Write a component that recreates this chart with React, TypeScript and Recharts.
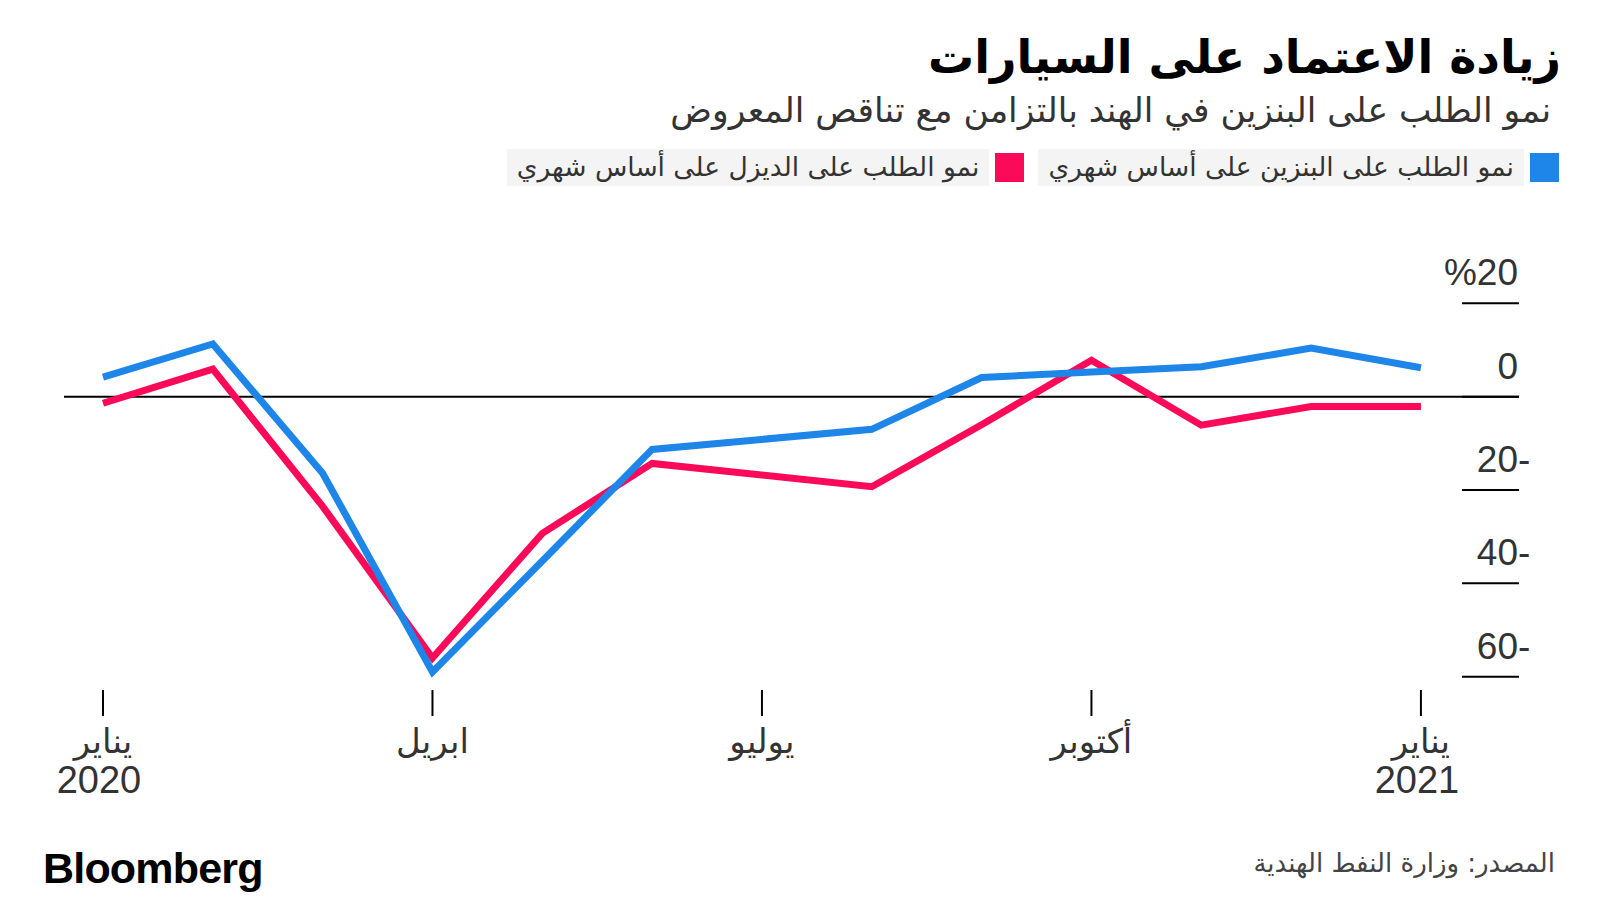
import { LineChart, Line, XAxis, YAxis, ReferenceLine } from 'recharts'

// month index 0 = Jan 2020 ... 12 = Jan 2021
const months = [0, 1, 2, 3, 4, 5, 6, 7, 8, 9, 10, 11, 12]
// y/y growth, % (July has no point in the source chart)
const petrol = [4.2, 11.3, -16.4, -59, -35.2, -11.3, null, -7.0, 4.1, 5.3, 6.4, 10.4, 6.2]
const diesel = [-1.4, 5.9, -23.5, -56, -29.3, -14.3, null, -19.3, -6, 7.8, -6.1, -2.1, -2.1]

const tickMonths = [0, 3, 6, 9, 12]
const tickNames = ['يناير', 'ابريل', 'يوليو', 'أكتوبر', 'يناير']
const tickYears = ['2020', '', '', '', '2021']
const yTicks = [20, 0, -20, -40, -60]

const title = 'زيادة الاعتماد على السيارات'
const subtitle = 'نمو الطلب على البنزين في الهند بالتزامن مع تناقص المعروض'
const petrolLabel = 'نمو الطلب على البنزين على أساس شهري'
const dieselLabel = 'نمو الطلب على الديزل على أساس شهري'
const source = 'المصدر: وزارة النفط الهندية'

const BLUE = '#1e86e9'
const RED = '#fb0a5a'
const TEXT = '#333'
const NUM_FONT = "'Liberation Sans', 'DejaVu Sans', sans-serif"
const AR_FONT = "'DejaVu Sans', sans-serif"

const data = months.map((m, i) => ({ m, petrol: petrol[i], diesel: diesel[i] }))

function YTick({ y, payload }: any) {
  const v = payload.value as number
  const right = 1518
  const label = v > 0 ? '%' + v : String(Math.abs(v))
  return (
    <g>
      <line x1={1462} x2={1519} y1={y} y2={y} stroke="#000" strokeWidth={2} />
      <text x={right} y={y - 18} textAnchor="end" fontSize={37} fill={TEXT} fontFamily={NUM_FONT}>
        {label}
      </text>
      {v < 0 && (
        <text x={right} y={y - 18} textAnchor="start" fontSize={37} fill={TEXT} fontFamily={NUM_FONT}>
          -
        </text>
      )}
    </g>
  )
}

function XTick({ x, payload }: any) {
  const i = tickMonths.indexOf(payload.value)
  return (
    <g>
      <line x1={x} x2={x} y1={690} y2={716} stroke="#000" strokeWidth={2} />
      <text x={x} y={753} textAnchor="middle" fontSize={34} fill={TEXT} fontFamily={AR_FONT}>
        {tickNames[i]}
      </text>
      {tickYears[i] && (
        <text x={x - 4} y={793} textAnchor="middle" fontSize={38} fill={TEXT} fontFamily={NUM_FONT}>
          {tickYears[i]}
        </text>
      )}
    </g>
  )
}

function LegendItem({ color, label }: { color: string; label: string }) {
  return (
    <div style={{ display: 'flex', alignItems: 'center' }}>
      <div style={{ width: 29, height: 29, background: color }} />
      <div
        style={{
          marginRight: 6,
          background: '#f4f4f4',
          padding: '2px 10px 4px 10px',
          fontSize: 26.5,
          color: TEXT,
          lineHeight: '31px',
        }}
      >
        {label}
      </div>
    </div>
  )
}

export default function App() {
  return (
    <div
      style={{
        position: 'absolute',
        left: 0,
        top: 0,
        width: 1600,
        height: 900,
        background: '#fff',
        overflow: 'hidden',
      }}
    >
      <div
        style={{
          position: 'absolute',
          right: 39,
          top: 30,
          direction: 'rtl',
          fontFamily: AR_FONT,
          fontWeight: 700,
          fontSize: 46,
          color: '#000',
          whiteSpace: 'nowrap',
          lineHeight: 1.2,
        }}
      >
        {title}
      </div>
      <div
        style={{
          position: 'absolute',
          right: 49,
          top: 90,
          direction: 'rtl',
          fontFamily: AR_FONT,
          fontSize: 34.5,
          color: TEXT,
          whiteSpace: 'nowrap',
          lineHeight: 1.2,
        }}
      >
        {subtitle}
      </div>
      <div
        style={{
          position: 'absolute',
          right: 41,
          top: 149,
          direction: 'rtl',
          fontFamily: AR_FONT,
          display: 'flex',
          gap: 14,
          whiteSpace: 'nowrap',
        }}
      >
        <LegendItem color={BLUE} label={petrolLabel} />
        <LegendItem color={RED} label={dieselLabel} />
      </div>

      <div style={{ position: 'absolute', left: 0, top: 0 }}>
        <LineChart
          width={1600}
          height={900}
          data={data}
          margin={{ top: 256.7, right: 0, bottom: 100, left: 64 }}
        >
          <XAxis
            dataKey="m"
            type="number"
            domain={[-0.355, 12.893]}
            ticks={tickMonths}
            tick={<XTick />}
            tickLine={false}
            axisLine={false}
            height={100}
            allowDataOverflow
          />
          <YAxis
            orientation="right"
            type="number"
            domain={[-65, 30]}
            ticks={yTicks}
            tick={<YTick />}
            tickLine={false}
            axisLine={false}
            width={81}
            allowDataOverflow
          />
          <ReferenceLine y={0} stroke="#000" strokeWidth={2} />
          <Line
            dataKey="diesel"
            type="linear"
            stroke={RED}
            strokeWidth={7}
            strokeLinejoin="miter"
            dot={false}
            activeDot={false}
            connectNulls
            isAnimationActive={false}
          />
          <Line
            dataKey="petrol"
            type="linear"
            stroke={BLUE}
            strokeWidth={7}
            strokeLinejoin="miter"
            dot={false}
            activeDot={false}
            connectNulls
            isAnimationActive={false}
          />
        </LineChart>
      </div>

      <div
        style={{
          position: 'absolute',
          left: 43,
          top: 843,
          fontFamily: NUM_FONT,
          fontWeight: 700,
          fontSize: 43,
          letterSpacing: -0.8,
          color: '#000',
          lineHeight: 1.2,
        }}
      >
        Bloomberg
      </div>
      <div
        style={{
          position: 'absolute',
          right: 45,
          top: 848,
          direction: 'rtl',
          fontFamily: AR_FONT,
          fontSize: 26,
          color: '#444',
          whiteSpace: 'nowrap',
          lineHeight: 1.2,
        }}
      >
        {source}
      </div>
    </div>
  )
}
***
# WRITTEN REQUEST
Transcribe the listing in full and omit the pictures.

# PROBLEM SOLUTION
Write a component that recreates this chart with React, TypeScript and Recharts.
import { LineChart, Line, XAxis, YAxis, ReferenceLine } from 'recharts'

// month index 0 = Jan 2020 ... 12 = Jan 2021
const months = [0, 1, 2, 3, 4, 5, 6, 7, 8, 9, 10, 11, 12]
// y/y growth, % (July has no point in the source chart)
const petrol = [4.2, 11.3, -16.4, -59, -35.2, -11.3, null, -7.0, 4.1, 5.3, 6.4, 10.4, 6.2]
const diesel = [-1.4, 5.9, -23.5, -56, -29.3, -14.3, null, -19.3, -6, 7.8, -6.1, -2.1, -2.1]

const tickMonths = [0, 3, 6, 9, 12]
const tickNames = ['يناير', 'ابريل', 'يوليو', 'أكتوبر', 'يناير']
const tickYears = ['2020', '', '', '', '2021']
const yTicks = [20, 0, -20, -40, -60]

const title = 'زيادة الاعتماد على السيارات'
const subtitle = 'نمو الطلب على البنزين في الهند بالتزامن مع تناقص المعروض'
const petrolLabel = 'نمو الطلب على البنزين على أساس شهري'
const dieselLabel = 'نمو الطلب على الديزل على أساس شهري'
const source = 'المصدر: وزارة النفط الهندية'

const BLUE = '#1e86e9'
const RED = '#fb0a5a'
const TEXT = '#333'
const NUM_FONT = "'Liberation Sans', 'DejaVu Sans', sans-serif"
const AR_FONT = "'DejaVu Sans', sans-serif"

const data = months.map((m, i) => ({ m, petrol: petrol[i], diesel: diesel[i] }))

function YTick({ y, payload }: any) {
  const v = payload.value as number
  const right = 1518
  const label = v > 0 ? '%' + v : String(Math.abs(v))
  return (
    <g>
      <line x1={1462} x2={1519} y1={y} y2={y} stroke="#000" strokeWidth={2} />
      <text x={right} y={y - 18} textAnchor="end" fontSize={37} fill={TEXT} fontFamily={NUM_FONT}>
        {label}
      </text>
      {v < 0 && (
        <text x={right} y={y - 18} textAnchor="start" fontSize={37} fill={TEXT} fontFamily={NUM_FONT}>
          -
        </text>
      )}
    </g>
  )
}

function XTick({ x, payload }: any) {
  const i = tickMonths.indexOf(payload.value)
  return (
    <g>
      <line x1={x} x2={x} y1={690} y2={716} stroke="#000" strokeWidth={2} />
      <text x={x} y={753} textAnchor="middle" fontSize={34} fill={TEXT} fontFamily={AR_FONT}>
        {tickNames[i]}
      </text>
      {tickYears[i] && (
        <text x={x - 4} y={793} textAnchor="middle" fontSize={38} fill={TEXT} fontFamily={NUM_FONT}>
          {tickYears[i]}
        </text>
      )}
    </g>
  )
}

function LegendItem({ color, label }: { color: string; label: string }) {
  return (
    <div style={{ display: 'flex', alignItems: 'center' }}>
      <div style={{ width: 29, height: 29, background: color }} />
      <div
        style={{
          marginRight: 6,
          background: '#f4f4f4',
          padding: '2px 10px 4px 10px',
          fontSize: 26.5,
          color: TEXT,
          lineHeight: '31px',
        }}
      >
        {label}
      </div>
    </div>
  )
}

export default function App() {
  return (
    <div
      style={{
        position: 'absolute',
        left: 0,
        top: 0,
        width: 1600,
        height: 900,
        background: '#fff',
        overflow: 'hidden',
      }}
    >
      <div
        style={{
          position: 'absolute',
          right: 39,
          top: 30,
          direction: 'rtl',
          fontFamily: AR_FONT,
          fontWeight: 700,
          fontSize: 46,
          color: '#000',
          whiteSpace: 'nowrap',
          lineHeight: 1.2,
        }}
      >
        {title}
      </div>
      <div
        style={{
          position: 'absolute',
          right: 49,
          top: 90,
          direction: 'rtl',
          fontFamily: AR_FONT,
          fontSize: 34.5,
          color: TEXT,
          whiteSpace: 'nowrap',
          lineHeight: 1.2,
        }}
      >
        {subtitle}
      </div>
      <div
        style={{
          position: 'absolute',
          right: 41,
          top: 149,
          direction: 'rtl',
          fontFamily: AR_FONT,
          display: 'flex',
          gap: 14,
          whiteSpace: 'nowrap',
        }}
      >
        <LegendItem color={BLUE} label={petrolLabel} />
        <LegendItem color={RED} label={dieselLabel} />
      </div>

      <div style={{ position: 'absolute', left: 0, top: 0 }}>
        <LineChart
          width={1600}
          height={900}
          data={data}
          margin={{ top: 256.7, right: 0, bottom: 100, left: 64 }}
        >
          <XAxis
            dataKey="m"
            type="number"
            domain={[-0.355, 12.893]}
            ticks={tickMonths}
            tick={<XTick />}
            tickLine={false}
            axisLine={false}
            height={100}
            allowDataOverflow
          />
          <YAxis
            orientation="right"
            type="number"
            domain={[-65, 30]}
            ticks={yTicks}
            tick={<YTick />}
            tickLine={false}
            axisLine={false}
            width={81}
            allowDataOverflow
          />
          <ReferenceLine y={0} stroke="#000" strokeWidth={2} />
          <Line
            dataKey="diesel"
            type="linear"
            stroke={RED}
            strokeWidth={7}
            strokeLinejoin="miter"
            dot={false}
            activeDot={false}
            connectNulls
            isAnimationActive={false}
          />
          <Line
            dataKey="petrol"
            type="linear"
            stroke={BLUE}
            strokeWidth={7}
            strokeLinejoin="miter"
            dot={false}
            activeDot={false}
            connectNulls
            isAnimationActive={false}
          />
        </LineChart>
      </div>

      <div
        style={{
          position: 'absolute',
          left: 43,
          top: 843,
          fontFamily: NUM_FONT,
          fontWeight: 700,
          fontSize: 43,
          letterSpacing: -0.8,
          color: '#000',
          lineHeight: 1.2,
        }}
      >
        Bloomberg
      </div>
      <div
        style={{
          position: 'absolute',
          right: 45,
          top: 848,
          direction: 'rtl',
          fontFamily: AR_FONT,
          fontSize: 26,
          color: '#444',
          whiteSpace: 'nowrap',
          lineHeight: 1.2,
        }}
      >
        {source}
      </div>
    </div>
  )
}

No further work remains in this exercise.